■ **Your objective**:
Retype only the lines from the top of the records to the line with "16.6, 17.3, 17.9, 18.7, 19.5, 20.5, 21.5, 22.4, 23.3]", including that line but none of the pictures.

■ **Code that draws figures**:
-- begin --

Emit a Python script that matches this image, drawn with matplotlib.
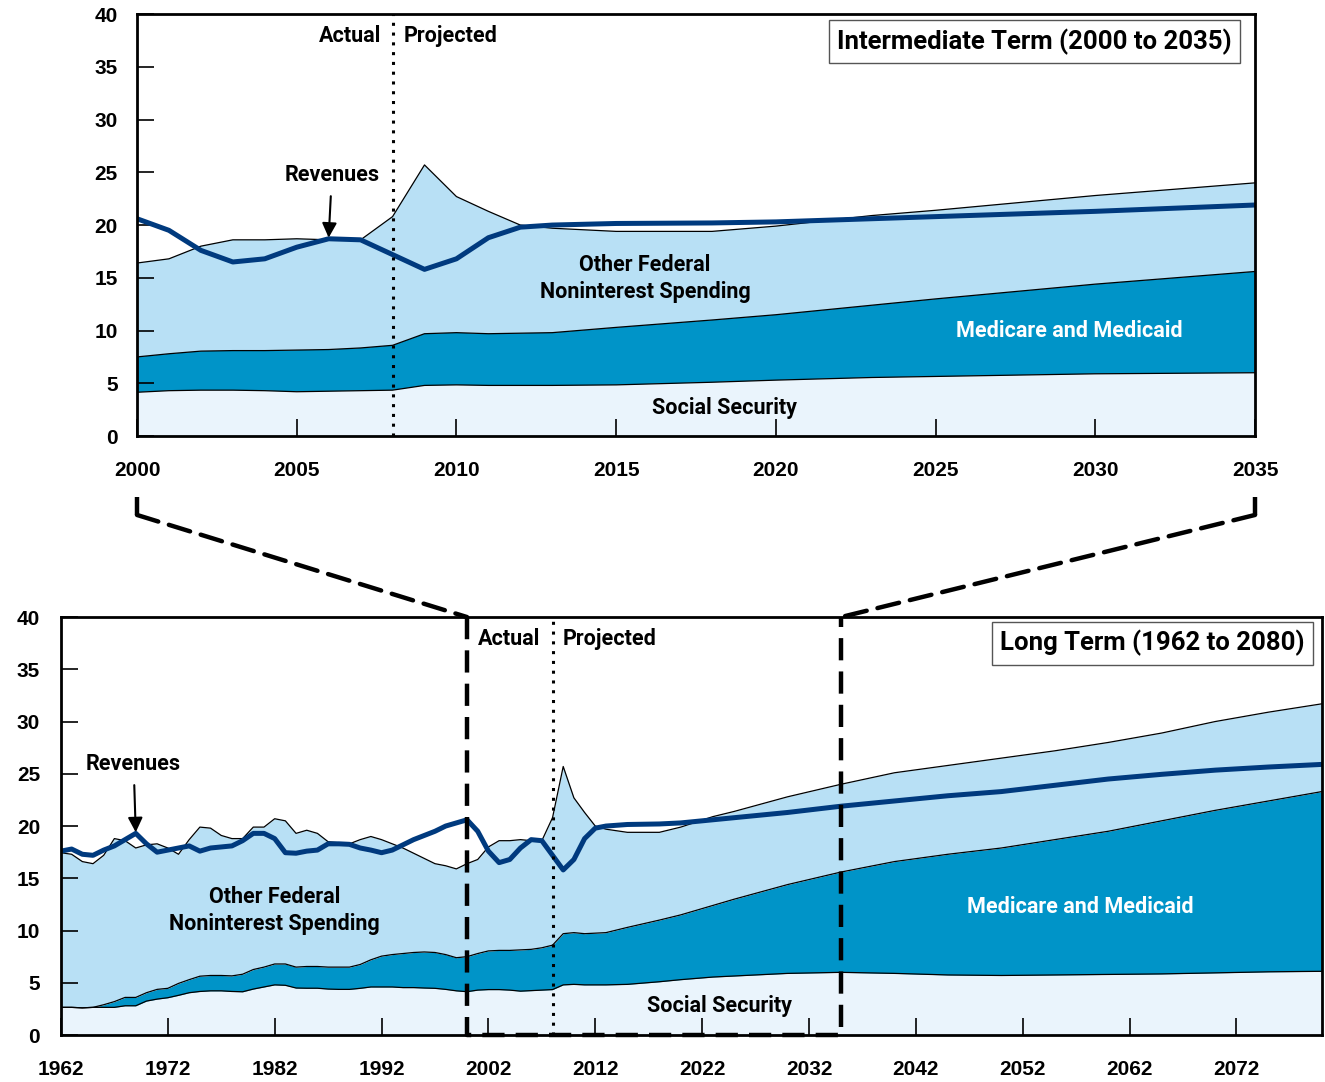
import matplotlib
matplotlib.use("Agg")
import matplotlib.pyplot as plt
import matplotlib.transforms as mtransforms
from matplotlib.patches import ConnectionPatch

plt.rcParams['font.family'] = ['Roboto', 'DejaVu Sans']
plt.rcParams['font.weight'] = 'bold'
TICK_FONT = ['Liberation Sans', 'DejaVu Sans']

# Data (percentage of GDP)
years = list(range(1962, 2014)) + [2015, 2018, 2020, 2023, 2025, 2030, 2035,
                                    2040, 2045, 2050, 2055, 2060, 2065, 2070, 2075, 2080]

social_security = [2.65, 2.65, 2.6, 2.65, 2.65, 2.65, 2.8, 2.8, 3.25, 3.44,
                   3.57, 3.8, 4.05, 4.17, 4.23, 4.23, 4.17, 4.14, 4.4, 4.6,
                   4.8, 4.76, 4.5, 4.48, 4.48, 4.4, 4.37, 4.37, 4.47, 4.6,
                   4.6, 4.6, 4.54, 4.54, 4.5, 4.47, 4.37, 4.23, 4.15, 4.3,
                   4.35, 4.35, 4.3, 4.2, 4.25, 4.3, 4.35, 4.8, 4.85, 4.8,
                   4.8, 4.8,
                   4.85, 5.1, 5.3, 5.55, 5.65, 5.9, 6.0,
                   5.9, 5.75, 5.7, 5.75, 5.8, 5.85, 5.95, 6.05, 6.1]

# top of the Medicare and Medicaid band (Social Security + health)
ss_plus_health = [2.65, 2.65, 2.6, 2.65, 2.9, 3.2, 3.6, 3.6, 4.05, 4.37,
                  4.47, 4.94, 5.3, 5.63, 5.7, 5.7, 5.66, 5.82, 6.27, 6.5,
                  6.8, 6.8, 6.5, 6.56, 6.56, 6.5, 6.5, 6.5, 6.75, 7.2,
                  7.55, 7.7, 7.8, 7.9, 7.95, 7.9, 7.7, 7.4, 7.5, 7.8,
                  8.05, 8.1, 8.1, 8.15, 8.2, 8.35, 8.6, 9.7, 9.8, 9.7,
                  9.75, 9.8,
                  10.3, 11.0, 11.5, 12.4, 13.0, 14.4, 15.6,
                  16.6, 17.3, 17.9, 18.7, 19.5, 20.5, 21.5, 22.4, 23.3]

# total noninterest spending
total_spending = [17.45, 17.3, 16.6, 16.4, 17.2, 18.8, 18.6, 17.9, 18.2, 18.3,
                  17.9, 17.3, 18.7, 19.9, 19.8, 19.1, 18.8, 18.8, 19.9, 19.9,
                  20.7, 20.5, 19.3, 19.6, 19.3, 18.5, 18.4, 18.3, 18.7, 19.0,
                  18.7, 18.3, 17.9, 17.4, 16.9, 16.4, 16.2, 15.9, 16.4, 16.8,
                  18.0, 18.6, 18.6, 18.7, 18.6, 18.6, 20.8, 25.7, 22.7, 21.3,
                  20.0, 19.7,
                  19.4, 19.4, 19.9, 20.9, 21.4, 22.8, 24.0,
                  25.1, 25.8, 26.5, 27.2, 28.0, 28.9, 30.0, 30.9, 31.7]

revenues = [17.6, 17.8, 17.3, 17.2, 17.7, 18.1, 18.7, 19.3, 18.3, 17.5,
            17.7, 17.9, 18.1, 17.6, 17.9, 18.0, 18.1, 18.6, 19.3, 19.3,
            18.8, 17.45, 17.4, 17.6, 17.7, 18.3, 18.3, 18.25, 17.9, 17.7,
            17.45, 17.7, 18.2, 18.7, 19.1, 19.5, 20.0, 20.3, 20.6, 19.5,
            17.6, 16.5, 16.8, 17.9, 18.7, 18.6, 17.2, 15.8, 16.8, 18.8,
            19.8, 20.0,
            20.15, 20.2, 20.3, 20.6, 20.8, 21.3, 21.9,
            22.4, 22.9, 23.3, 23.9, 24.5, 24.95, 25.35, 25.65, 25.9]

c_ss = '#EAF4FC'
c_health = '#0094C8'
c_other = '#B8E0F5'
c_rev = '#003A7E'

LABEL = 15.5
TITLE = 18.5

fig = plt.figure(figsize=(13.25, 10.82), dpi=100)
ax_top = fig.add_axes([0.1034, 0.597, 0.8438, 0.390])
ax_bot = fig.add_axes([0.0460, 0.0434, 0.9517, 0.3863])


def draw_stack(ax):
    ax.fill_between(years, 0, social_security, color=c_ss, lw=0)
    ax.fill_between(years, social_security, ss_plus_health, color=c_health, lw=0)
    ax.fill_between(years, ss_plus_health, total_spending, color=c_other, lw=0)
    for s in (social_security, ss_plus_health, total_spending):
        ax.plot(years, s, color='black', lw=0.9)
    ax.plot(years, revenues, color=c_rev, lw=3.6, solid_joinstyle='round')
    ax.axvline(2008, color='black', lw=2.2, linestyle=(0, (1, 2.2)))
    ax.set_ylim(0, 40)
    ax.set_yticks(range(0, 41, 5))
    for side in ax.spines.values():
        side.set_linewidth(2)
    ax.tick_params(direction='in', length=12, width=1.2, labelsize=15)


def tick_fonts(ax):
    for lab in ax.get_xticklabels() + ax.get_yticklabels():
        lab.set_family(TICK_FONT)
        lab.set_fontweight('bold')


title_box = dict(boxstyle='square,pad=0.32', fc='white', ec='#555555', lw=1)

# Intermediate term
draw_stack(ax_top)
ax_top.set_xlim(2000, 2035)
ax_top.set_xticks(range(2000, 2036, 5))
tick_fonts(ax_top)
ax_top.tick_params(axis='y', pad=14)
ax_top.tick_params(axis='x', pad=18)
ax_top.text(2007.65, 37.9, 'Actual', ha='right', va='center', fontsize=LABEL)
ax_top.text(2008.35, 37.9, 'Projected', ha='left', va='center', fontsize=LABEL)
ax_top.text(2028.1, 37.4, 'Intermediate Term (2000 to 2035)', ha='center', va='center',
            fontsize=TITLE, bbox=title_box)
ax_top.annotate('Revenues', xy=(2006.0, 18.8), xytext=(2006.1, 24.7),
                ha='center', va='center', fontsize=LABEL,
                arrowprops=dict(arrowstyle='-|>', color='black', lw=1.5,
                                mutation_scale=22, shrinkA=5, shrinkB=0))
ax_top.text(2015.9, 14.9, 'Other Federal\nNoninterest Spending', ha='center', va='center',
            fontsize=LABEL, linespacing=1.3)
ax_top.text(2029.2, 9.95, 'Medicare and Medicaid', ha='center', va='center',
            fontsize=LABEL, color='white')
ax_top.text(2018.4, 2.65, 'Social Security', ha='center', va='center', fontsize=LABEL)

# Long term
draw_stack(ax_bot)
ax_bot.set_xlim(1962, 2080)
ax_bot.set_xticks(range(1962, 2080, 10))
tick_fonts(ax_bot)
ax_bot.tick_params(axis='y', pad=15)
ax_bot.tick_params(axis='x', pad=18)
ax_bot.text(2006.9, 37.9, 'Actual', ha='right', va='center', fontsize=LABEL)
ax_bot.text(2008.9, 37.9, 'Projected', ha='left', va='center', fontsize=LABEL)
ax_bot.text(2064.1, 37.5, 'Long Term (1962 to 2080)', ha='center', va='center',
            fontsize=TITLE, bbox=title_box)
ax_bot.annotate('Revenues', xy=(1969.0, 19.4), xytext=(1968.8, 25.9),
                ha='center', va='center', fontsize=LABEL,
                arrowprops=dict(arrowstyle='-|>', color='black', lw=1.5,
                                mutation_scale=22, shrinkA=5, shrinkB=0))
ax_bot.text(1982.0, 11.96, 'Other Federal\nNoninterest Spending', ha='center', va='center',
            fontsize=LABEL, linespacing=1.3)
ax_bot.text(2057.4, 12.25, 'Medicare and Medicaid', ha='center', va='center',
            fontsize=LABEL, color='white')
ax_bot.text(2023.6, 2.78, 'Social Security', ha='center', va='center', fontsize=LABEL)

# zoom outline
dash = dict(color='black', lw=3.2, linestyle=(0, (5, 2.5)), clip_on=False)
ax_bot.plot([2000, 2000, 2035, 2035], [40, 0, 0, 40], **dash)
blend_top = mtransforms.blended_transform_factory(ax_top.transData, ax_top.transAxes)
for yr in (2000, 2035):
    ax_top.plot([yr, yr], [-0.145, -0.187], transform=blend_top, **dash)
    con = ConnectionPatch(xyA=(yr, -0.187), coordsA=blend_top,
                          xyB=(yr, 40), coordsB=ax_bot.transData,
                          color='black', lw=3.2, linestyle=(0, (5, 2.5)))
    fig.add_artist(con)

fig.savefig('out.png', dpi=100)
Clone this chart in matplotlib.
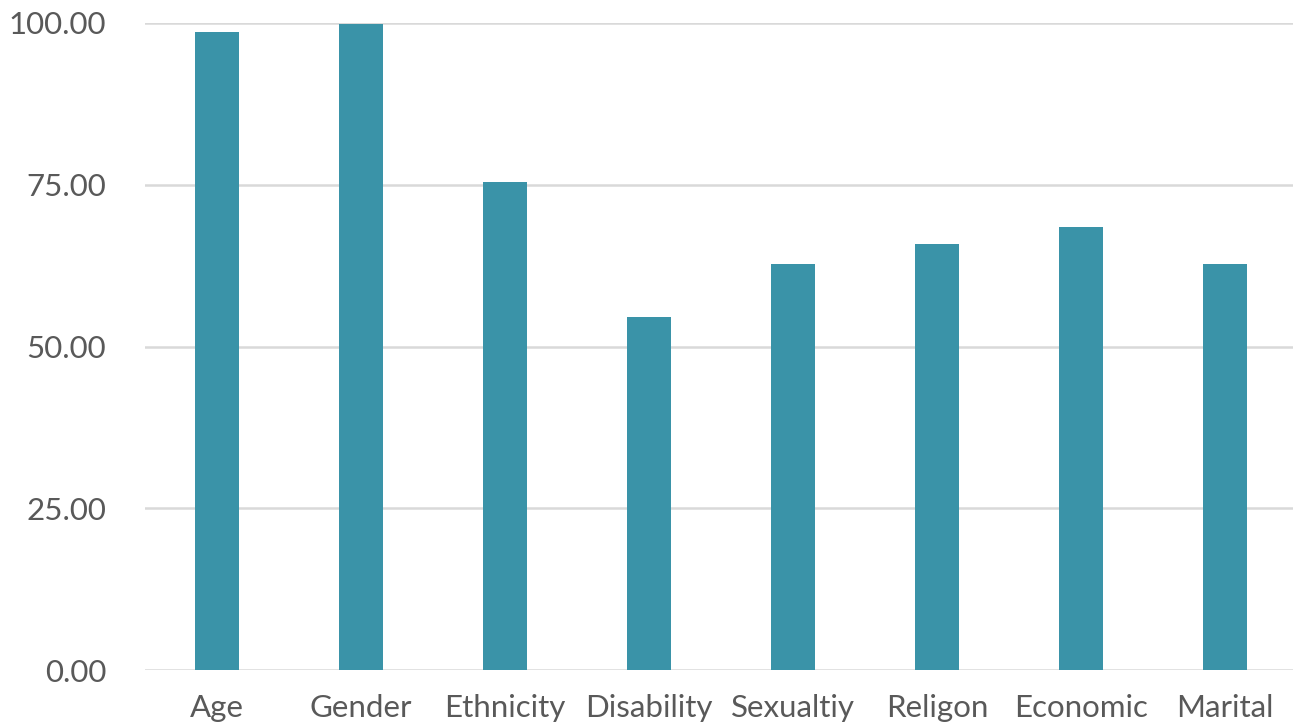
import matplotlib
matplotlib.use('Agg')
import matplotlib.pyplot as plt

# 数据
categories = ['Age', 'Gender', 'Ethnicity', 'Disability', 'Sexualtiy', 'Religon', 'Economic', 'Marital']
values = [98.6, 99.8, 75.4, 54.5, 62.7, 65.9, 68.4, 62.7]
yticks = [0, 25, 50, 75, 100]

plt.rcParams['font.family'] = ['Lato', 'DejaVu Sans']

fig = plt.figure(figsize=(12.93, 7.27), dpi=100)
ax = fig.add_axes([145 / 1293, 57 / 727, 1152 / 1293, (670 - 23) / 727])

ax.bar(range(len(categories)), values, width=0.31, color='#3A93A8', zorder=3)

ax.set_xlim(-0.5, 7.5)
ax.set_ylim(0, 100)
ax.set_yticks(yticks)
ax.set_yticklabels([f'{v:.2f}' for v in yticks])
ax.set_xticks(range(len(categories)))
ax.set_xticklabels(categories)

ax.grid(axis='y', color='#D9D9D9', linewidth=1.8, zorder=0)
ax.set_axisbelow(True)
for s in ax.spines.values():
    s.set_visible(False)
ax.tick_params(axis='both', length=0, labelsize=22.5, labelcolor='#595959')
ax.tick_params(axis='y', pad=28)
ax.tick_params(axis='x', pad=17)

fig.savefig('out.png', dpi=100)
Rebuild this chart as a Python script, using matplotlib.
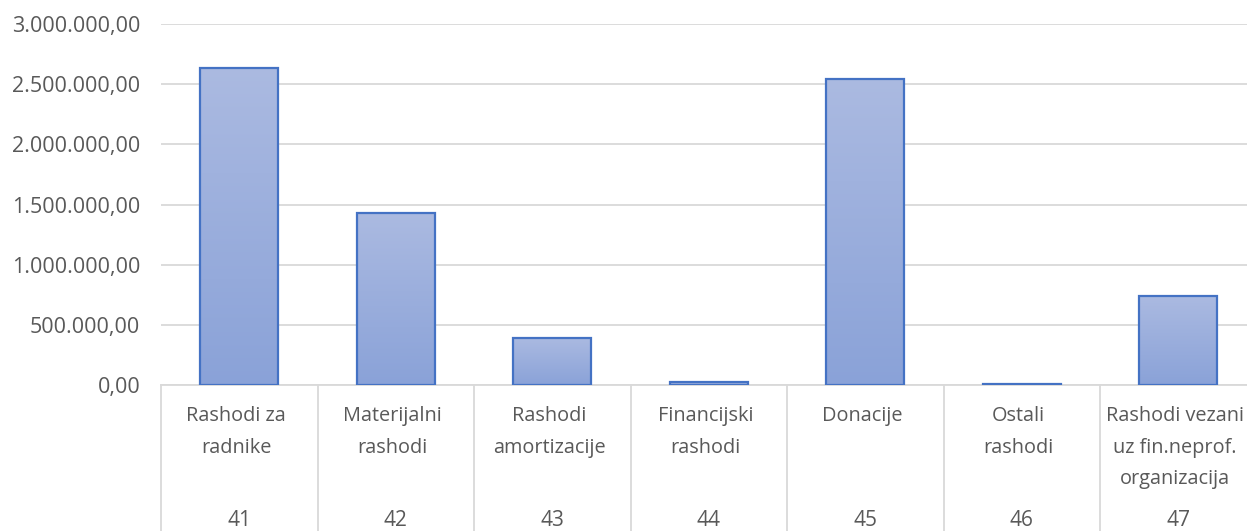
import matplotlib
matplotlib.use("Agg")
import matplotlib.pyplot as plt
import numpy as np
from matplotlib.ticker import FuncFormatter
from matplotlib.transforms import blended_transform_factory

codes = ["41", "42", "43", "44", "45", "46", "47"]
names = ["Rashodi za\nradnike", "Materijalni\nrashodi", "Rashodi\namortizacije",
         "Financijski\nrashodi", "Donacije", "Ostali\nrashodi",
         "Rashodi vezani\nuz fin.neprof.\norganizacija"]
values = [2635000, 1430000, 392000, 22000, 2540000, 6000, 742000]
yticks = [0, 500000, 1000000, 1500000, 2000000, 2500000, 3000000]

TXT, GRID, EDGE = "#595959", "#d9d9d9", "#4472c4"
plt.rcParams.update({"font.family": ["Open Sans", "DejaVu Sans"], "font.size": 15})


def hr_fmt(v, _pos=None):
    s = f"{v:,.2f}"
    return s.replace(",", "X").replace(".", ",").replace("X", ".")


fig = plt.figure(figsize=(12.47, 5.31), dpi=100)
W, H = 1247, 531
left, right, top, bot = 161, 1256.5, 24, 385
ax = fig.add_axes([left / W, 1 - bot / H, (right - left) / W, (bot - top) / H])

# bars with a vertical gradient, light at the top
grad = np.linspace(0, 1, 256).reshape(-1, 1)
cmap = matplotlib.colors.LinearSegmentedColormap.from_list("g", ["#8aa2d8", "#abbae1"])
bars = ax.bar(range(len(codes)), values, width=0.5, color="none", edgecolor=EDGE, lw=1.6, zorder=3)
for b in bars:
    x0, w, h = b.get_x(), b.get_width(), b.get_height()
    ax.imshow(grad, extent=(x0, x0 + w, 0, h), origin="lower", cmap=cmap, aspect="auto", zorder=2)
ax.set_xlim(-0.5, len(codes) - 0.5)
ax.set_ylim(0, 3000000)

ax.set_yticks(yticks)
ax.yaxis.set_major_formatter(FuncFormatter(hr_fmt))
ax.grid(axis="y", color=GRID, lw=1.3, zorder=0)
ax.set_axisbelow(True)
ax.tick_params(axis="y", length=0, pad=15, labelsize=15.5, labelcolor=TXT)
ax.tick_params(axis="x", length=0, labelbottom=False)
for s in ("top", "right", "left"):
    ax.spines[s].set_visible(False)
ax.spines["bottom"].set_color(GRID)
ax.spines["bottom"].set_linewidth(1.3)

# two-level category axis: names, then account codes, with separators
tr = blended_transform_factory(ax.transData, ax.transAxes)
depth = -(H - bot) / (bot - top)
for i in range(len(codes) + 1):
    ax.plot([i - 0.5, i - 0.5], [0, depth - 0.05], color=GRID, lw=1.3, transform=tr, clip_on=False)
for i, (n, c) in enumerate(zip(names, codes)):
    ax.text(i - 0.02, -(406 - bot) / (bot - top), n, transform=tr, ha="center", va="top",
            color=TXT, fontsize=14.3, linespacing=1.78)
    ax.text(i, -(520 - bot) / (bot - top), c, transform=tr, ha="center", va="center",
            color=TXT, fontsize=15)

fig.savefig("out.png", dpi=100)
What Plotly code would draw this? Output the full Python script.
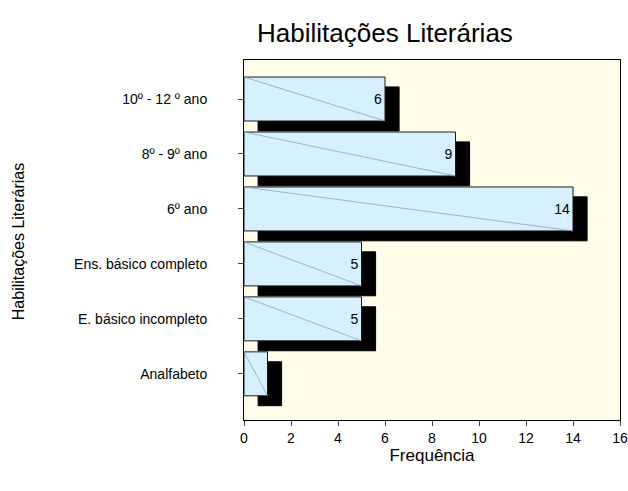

-- end --

■ **Written solution**:
Emit a Python script that matches this image, drawn with matplotlib.
import matplotlib
matplotlib.use("Agg")
import matplotlib.pyplot as plt
import matplotlib.transforms as mtransforms
from matplotlib.patches import ConnectionPatch

plt.rcParams['font.family'] = ['Roboto', 'DejaVu Sans']
plt.rcParams['font.weight'] = 'bold'
TICK_FONT = ['Liberation Sans', 'DejaVu Sans']

# Data (percentage of GDP)
years = list(range(1962, 2014)) + [2015, 2018, 2020, 2023, 2025, 2030, 2035,
                                    2040, 2045, 2050, 2055, 2060, 2065, 2070, 2075, 2080]

social_security = [2.65, 2.65, 2.6, 2.65, 2.65, 2.65, 2.8, 2.8, 3.25, 3.44,
                   3.57, 3.8, 4.05, 4.17, 4.23, 4.23, 4.17, 4.14, 4.4, 4.6,
                   4.8, 4.76, 4.5, 4.48, 4.48, 4.4, 4.37, 4.37, 4.47, 4.6,
                   4.6, 4.6, 4.54, 4.54, 4.5, 4.47, 4.37, 4.23, 4.15, 4.3,
                   4.35, 4.35, 4.3, 4.2, 4.25, 4.3, 4.35, 4.8, 4.85, 4.8,
                   4.8, 4.8,
                   4.85, 5.1, 5.3, 5.55, 5.65, 5.9, 6.0,
                   5.9, 5.75, 5.7, 5.75, 5.8, 5.85, 5.95, 6.05, 6.1]

# top of the Medicare and Medicaid band (Social Security + health)
ss_plus_health = [2.65, 2.65, 2.6, 2.65, 2.9, 3.2, 3.6, 3.6, 4.05, 4.37,
                  4.47, 4.94, 5.3, 5.63, 5.7, 5.7, 5.66, 5.82, 6.27, 6.5,
                  6.8, 6.8, 6.5, 6.56, 6.56, 6.5, 6.5, 6.5, 6.75, 7.2,
                  7.55, 7.7, 7.8, 7.9, 7.95, 7.9, 7.7, 7.4, 7.5, 7.8,
                  8.05, 8.1, 8.1, 8.15, 8.2, 8.35, 8.6, 9.7, 9.8, 9.7,
                  9.75, 9.8,
                  10.3, 11.0, 11.5, 12.4, 13.0, 14.4, 15.6,
                  16.6, 17.3, 17.9, 18.7, 19.5, 20.5, 21.5, 22.4, 23.3]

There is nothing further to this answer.